Bignums anno 1864

Niels Möller nisse at lysator.liu.se
Sun Apr 24 12:35:29 CEST 2022


Hi,

I was looking up what wikipedia says about Karatsuba multiplikation, and
found a rather interesting reference to Charles Babbage,

https://archive.org/details/bub_gb_Fa1JAAAAMAAJ/page/125/mode/2up

  Since every calculating machine must be constructed for the
  calculation of a definite number of figures, the first datum must be
  to fix upon that number. In order to be somewhat in advance of the
  greatest number that may ever be required, I chose fifty places of
  figures for the Analytical Engine. The intention being that in such a
  machine two numbers, each of fifty places of figures, might be
  multiplied together and the resultant product of one hundred figures
  might then be divided by another number of fifty places.
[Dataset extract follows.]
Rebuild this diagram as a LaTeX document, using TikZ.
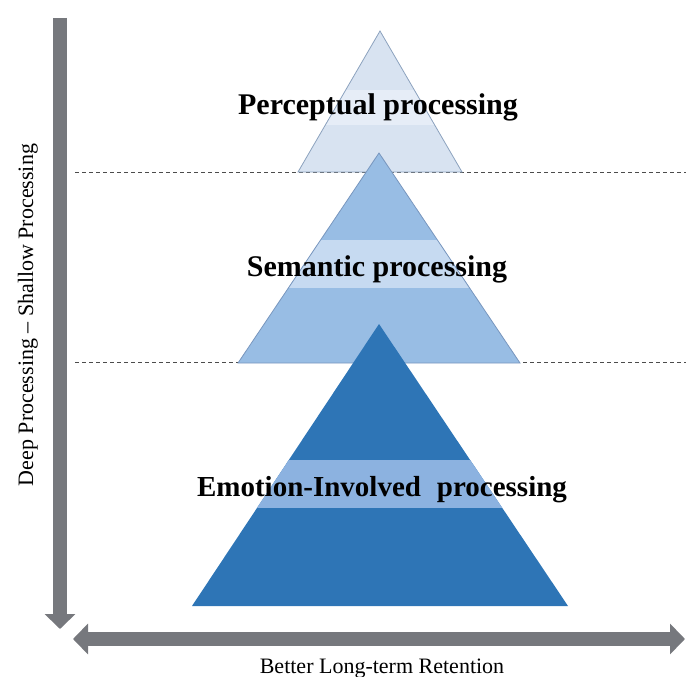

It seems to
  me probably that a long period must elapse before the demands of
  science will exceed this limit.

50 digits corresponds to roughly 166 digits, so he went for much higher
precision than present-day 64-bit floating point. And then we get to
bignums, where he describes how to do multiprecision operations, e.g,
multiply of 100-digit numbers using four 50-digit multiply operations,
and concludes:

  Thus it appears that whatever may be the number of digits the
  Analytical Engine is capable of holding, if it is required to make all
  the computations with $k$ times that number of digits, then it can be
  executed by the same engine, but in an amount of time equal to $k^2$
  times the former.

It seems estimated computation speed "Supposing the velocity of the
moving parts of the engine be not greater then forty feet per minute"
(0.2 m/s) was one second per addition, one minute per multiplication,
all operating on 50-digit values.

Regards,
/Niels

-- 
Niels Möller. PGP key CB4962D070D77D7FCB8BA36271D8F1FF368C6677.